◆ **Stated goal**: Copy out the listing that follows exactly, dropping every picture.

====================

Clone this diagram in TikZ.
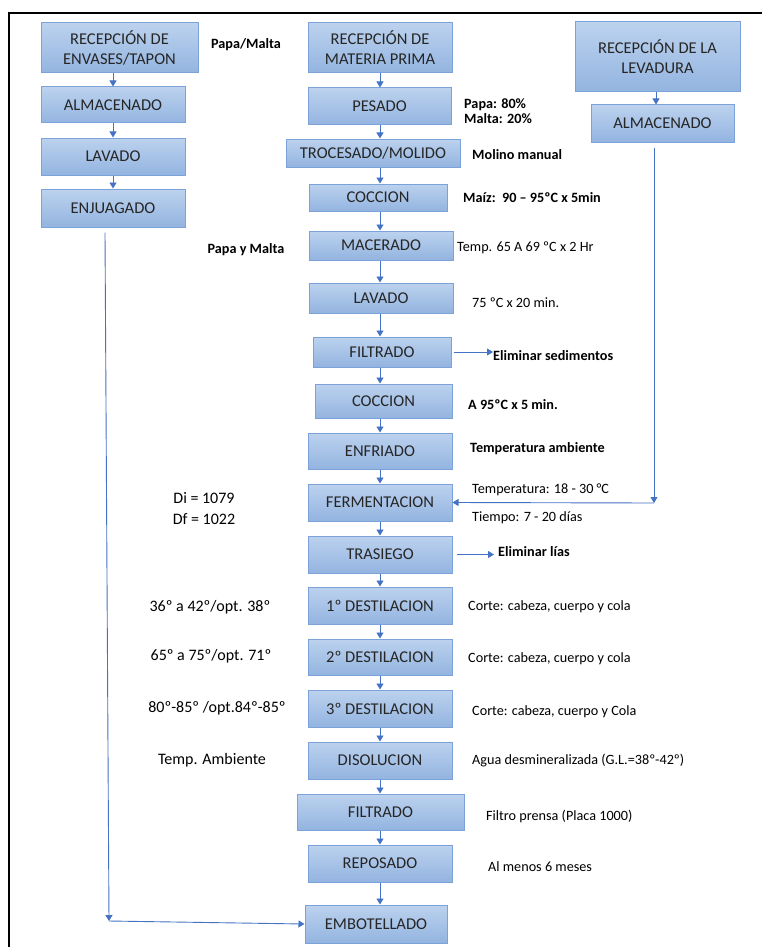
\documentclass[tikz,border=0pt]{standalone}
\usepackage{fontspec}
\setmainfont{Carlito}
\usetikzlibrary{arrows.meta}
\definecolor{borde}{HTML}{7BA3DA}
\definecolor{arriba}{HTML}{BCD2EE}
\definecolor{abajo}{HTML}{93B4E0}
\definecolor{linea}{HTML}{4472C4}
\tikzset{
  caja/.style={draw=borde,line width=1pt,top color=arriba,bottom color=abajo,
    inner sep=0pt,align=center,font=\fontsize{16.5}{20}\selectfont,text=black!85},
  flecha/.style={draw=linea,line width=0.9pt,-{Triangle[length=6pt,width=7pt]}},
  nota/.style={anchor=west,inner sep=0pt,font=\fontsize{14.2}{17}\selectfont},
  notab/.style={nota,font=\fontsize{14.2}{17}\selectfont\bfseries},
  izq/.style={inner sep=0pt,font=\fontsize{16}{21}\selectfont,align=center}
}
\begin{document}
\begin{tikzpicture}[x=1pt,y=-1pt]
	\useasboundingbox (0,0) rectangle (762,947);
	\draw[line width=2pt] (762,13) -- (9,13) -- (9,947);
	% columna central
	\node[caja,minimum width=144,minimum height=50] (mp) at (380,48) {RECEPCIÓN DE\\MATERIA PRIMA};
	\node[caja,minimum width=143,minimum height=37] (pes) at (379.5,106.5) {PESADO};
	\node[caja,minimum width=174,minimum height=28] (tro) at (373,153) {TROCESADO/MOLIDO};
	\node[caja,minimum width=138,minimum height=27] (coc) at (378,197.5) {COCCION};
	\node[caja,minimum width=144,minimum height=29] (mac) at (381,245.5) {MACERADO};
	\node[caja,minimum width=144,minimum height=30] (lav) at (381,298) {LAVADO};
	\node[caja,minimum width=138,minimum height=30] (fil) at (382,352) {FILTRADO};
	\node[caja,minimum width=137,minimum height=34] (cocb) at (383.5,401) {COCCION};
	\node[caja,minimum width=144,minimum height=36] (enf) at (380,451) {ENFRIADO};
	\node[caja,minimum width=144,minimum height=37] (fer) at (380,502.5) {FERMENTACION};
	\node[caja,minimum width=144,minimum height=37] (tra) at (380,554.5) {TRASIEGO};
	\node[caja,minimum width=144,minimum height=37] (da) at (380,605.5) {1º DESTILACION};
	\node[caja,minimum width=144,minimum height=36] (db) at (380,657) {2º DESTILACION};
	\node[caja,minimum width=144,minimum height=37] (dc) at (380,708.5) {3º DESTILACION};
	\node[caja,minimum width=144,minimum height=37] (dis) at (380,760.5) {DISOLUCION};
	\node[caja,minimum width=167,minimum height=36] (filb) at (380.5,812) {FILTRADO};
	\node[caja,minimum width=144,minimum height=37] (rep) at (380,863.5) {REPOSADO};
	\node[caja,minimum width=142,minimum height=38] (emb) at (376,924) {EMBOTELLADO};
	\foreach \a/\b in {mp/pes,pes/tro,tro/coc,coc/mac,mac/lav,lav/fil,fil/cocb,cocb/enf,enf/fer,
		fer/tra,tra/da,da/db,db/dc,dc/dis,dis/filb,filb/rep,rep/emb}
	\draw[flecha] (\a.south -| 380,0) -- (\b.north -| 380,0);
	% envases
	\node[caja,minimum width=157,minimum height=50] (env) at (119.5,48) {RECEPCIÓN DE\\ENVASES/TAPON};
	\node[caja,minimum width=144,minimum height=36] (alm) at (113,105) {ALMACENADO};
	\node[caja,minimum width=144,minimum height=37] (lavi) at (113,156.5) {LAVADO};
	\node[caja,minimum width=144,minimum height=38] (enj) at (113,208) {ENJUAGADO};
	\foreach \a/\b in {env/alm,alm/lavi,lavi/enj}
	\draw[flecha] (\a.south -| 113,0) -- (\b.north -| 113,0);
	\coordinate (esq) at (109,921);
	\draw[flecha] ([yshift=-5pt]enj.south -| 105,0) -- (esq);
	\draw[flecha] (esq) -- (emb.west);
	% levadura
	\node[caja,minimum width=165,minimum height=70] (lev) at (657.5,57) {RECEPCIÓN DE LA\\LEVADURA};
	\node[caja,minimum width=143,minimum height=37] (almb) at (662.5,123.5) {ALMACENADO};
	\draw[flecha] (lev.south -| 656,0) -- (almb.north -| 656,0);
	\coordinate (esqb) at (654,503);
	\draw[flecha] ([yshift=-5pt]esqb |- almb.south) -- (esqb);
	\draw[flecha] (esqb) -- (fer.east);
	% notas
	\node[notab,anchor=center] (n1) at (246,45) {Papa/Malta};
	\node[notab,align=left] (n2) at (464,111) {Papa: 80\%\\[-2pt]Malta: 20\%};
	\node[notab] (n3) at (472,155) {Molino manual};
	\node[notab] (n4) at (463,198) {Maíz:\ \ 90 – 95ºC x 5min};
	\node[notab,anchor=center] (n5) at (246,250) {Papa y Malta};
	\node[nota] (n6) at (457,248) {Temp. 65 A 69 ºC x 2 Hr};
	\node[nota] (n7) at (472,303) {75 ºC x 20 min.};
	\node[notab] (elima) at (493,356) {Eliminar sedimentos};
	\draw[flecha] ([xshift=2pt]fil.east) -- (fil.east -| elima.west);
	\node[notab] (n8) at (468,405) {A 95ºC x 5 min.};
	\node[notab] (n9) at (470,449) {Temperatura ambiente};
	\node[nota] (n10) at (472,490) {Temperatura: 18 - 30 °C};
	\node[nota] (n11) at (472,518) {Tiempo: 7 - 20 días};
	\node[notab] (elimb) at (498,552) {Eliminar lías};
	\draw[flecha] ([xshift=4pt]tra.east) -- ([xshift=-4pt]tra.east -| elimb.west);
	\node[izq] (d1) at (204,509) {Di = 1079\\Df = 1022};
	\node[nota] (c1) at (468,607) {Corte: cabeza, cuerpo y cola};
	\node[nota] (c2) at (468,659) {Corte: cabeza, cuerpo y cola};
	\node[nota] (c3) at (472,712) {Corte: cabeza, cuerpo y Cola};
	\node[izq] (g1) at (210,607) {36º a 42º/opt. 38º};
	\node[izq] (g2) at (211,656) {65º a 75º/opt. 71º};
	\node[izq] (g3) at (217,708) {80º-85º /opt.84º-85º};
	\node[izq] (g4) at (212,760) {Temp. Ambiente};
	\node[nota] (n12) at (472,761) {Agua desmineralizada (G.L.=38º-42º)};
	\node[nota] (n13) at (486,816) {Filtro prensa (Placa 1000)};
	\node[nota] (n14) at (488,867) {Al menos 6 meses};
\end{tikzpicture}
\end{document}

====================

◆ **Complete response**:
Clone this diagram in TikZ.
\documentclass[tikz,border=0pt]{standalone}
\usepackage{fontspec}
\setmainfont{Carlito}
\usetikzlibrary{arrows.meta}
\definecolor{borde}{HTML}{7BA3DA}
\definecolor{arriba}{HTML}{BCD2EE}
\definecolor{abajo}{HTML}{93B4E0}
\definecolor{linea}{HTML}{4472C4}
\tikzset{
  caja/.style={draw=borde,line width=1pt,top color=arriba,bottom color=abajo,
    inner sep=0pt,align=center,font=\fontsize{16.5}{20}\selectfont,text=black!85},
  flecha/.style={draw=linea,line width=0.9pt,-{Triangle[length=6pt,width=7pt]}},
  nota/.style={anchor=west,inner sep=0pt,font=\fontsize{14.2}{17}\selectfont},
  notab/.style={nota,font=\fontsize{14.2}{17}\selectfont\bfseries},
  izq/.style={inner sep=0pt,font=\fontsize{16}{21}\selectfont,align=center}
}
\begin{document}
\begin{tikzpicture}[x=1pt,y=-1pt]
	\useasboundingbox (0,0) rectangle (762,947);
	\draw[line width=2pt] (762,13) -- (9,13) -- (9,947);
	% columna central
	\node[caja,minimum width=144,minimum height=50] (mp) at (380,48) {RECEPCIÓN DE\\MATERIA PRIMA};
	\node[caja,minimum width=143,minimum height=37] (pes) at (379.5,106.5) {PESADO};
	\node[caja,minimum width=174,minimum height=28] (tro) at (373,153) {TROCESADO/MOLIDO};
	\node[caja,minimum width=138,minimum height=27] (coc) at (378,197.5) {COCCION};
	\node[caja,minimum width=144,minimum height=29] (mac) at (381,245.5) {MACERADO};
	\node[caja,minimum width=144,minimum height=30] (lav) at (381,298) {LAVADO};
	\node[caja,minimum width=138,minimum height=30] (fil) at (382,352) {FILTRADO};
	\node[caja,minimum width=137,minimum height=34] (cocb) at (383.5,401) {COCCION};
	\node[caja,minimum width=144,minimum height=36] (enf) at (380,451) {ENFRIADO};
	\node[caja,minimum width=144,minimum height=37] (fer) at (380,502.5) {FERMENTACION};
	\node[caja,minimum width=144,minimum height=37] (tra) at (380,554.5) {TRASIEGO};
	\node[caja,minimum width=144,minimum height=37] (da) at (380,605.5) {1º DESTILACION};
	\node[caja,minimum width=144,minimum height=36] (db) at (380,657) {2º DESTILACION};
	\node[caja,minimum width=144,minimum height=37] (dc) at (380,708.5) {3º DESTILACION};
	\node[caja,minimum width=144,minimum height=37] (dis) at (380,760.5) {DISOLUCION};
	\node[caja,minimum width=167,minimum height=36] (filb) at (380.5,812) {FILTRADO};
	\node[caja,minimum width=144,minimum height=37] (rep) at (380,863.5) {REPOSADO};
	\node[caja,minimum width=142,minimum height=38] (emb) at (376,924) {EMBOTELLADO};
	\foreach \a/\b in {mp/pes,pes/tro,tro/coc,coc/mac,mac/lav,lav/fil,fil/cocb,cocb/enf,enf/fer,
		fer/tra,tra/da,da/db,db/dc,dc/dis,dis/filb,filb/rep,rep/emb}
	\draw[flecha] (\a.south -| 380,0) -- (\b.north -| 380,0);
	% envases
	\node[caja,minimum width=157,minimum height=50] (env) at (119.5,48) {RECEPCIÓN DE\\ENVASES/TAPON};
	\node[caja,minimum width=144,minimum height=36] (alm) at (113,105) {ALMACENADO};
	\node[caja,minimum width=144,minimum height=37] (lavi) at (113,156.5) {LAVADO};
	\node[caja,minimum width=144,minimum height=38] (enj) at (113,208) {ENJUAGADO};
	\foreach \a/\b in {env/alm,alm/lavi,lavi/enj}
	\draw[flecha] (\a.south -| 113,0) -- (\b.north -| 113,0);
	\coordinate (esq) at (109,921);
	\draw[flecha] ([yshift=-5pt]enj.south -| 105,0) -- (esq);
	\draw[flecha] (esq) -- (emb.west);
	% levadura
	\node[caja,minimum width=165,minimum height=70] (lev) at (657.5,57) {RECEPCIÓN DE LA\\LEVADURA};
	\node[caja,minimum width=143,minimum height=37] (almb) at (662.5,123.5) {ALMACENADO};
	\draw[flecha] (lev.south -| 656,0) -- (almb.north -| 656,0);
	\coordinate (esqb) at (654,503);
	\draw[flecha] ([yshift=-5pt]esqb |- almb.south) -- (esqb);
	\draw[flecha] (esqb) -- (fer.east);
	% notas
	\node[notab,anchor=center] (n1) at (246,45) {Papa/Malta};
	\node[notab,align=left] (n2) at (464,111) {Papa: 80\%\\[-2pt]Malta: 20\%};
	\node[notab] (n3) at (472,155) {Molino manual};
	\node[notab] (n4) at (463,198) {Maíz:\ \ 90 – 95ºC x 5min};
	\node[notab,anchor=center] (n5) at (246,250) {Papa y Malta};
	\node[nota] (n6) at (457,248) {Temp. 65 A 69 ºC x 2 Hr};
	\node[nota] (n7) at (472,303) {75 ºC x 20 min.};
	\node[notab] (elima) at (493,356) {Eliminar sedimentos};
	\draw[flecha] ([xshift=2pt]fil.east) -- (fil.east -| elima.west);
	\node[notab] (n8) at (468,405) {A 95ºC x 5 min.};
	\node[notab] (n9) at (470,449) {Temperatura ambiente};
	\node[nota] (n10) at (472,490) {Temperatura: 18 - 30 °C};
	\node[nota] (n11) at (472,518) {Tiempo: 7 - 20 días};
	\node[notab] (elimb) at (498,552) {Eliminar lías};
	\draw[flecha] ([xshift=4pt]tra.east) -- ([xshift=-4pt]tra.east -| elimb.west);
	\node[izq] (d1) at (204,509) {Di = 1079\\Df = 1022};
	\node[nota] (c1) at (468,607) {Corte: cabeza, cuerpo y cola};
	\node[nota] (c2) at (468,659) {Corte: cabeza, cuerpo y cola};
	\node[nota] (c3) at (472,712) {Corte: cabeza, cuerpo y Cola};
	\node[izq] (g1) at (210,607) {36º a 42º/opt. 38º};
	\node[izq] (g2) at (211,656) {65º a 75º/opt. 71º};
	\node[izq] (g3) at (217,708) {80º-85º /opt.84º-85º};
	\node[izq] (g4) at (212,760) {Temp. Ambiente};
	\node[nota] (n12) at (472,761) {Agua desmineralizada (G.L.=38º-42º)};
	\node[nota] (n13) at (486,816) {Filtro prensa (Placa 1000)};
	\node[nota] (n14) at (488,867) {Al menos 6 meses};
\end{tikzpicture}
\end{document}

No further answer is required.